I've been told that there is a published recollection of Spalding being called "Old Come to Pass" that pre-dates
the Jackson statement by a decade, but have never located and examined a copy of that item.
The general explanation I have heard, in this regard, is that Spalding was parodying the Bible in his lost tribes tale,
and that part of his over-done pastiche included the ridiculous repetition of some typical biblical terms. As Elder Kelley
pointed out, such a use of the term "come/came to pass" was not unique to the recollections of Spalding witnesses.
For example, in old newspapers of the early 19th century we sometimes find political or social satire, composed in the
form of a biblical chronicle. I have a couple of examples posted on my newspaper articles web-pages. Part of the
intended humor of such satires was their mock-serious and mock-pious repetition of phrases like "and then it came
to pass," "Lo and behold!," "wherefore," etc. One explanation of the witness reports was that Spalding made use of
this already popular satirical device in some (but not all) of his writings, as well as in his periodic public readings of
the "biblical" (but fictional) "Manuscript Found."
If Solomon Spalding only began to compose his "Manuscript Found" a few months before he left Ohio, I am not
sure that a sufficient amount of time had elapsed, before he departed that place for Pittsburgh, for such an odd
nick-name to have developed and "stuck" to him.

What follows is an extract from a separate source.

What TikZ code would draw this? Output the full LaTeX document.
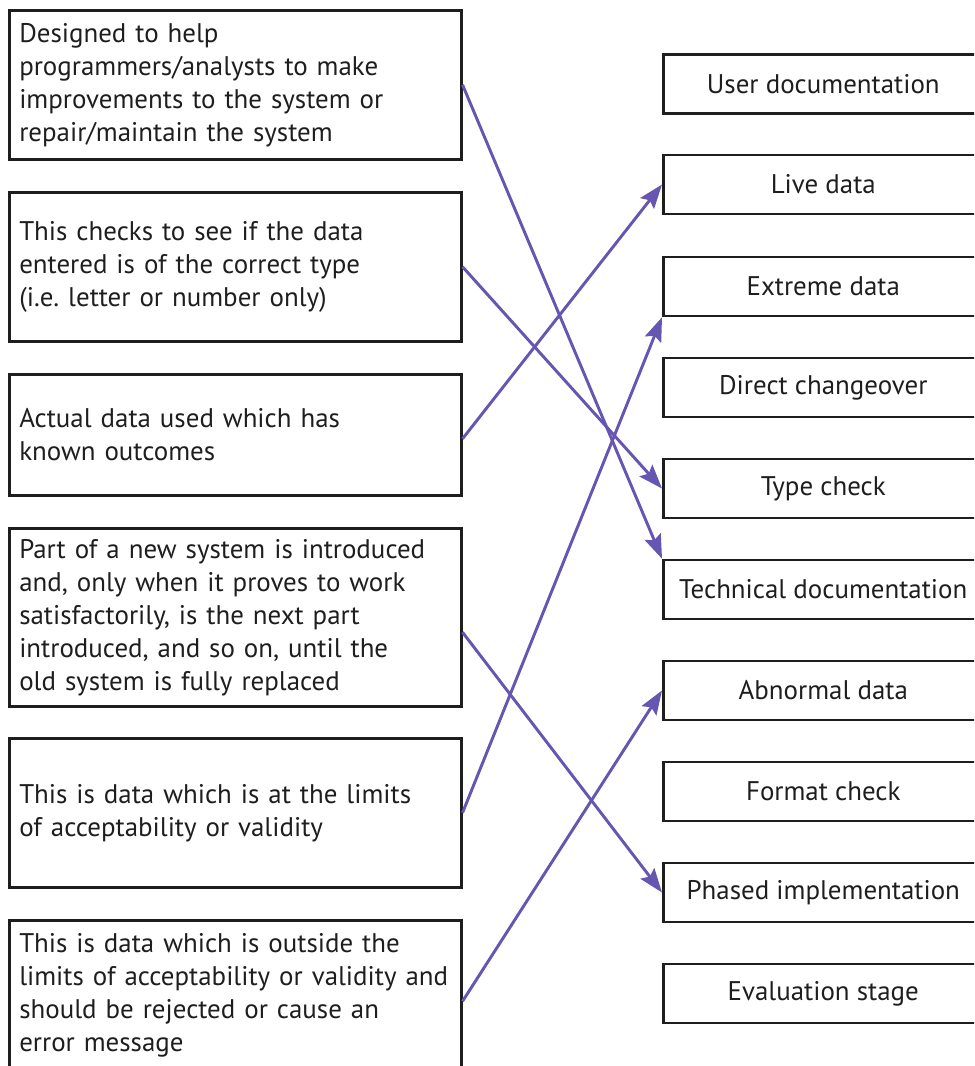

On the other hand, if Spalding had been writing in biblical language even BEFORE the time he composed his Roman
story, then the writing sequence of the Oberlin Roman tale, the reported lost tribes epic, etc., would not make much
of a difference, and the nick-name might have been coined earlier than the summer of 1812. There are reports of his
having communications back and forth with his fellow Congregational minister and Dartmouth College classmate,
the Rev. Ethan Smith, on "lost tribes" fiction, and a certain Spalding manuscript on that subject reportedly was
preserved in Middleton, VT as late as the 1870s. That town was within walking distance of Poultney, where Ethan Smith
was once a pastor -- so perhaps the Solomon/Ethan connection did produce some ersatz biblical fiction even before
Solomon Spalding left New England for the west.
However, it doesn't make sense for us to examine the Roman story text and to try and make firm conclusions based
upon its phraseology, since it is not written in pseudo-scriptural "King James" English. We might just as well try and
determine Mark Twain's Mississippi river boat jargon by consulting his "A Connecticut Yankee in King Arthur's Court."
It is a part of the Spalding authorship claims that I think still remains to be investigated, before we try to rely upon
the nick-name as an established fact of history. It may well be that the man
was called by that name in more
than one place that he lived ---- but until some earlier (and less polemic) evidence turns up, I remain a bit skeptical.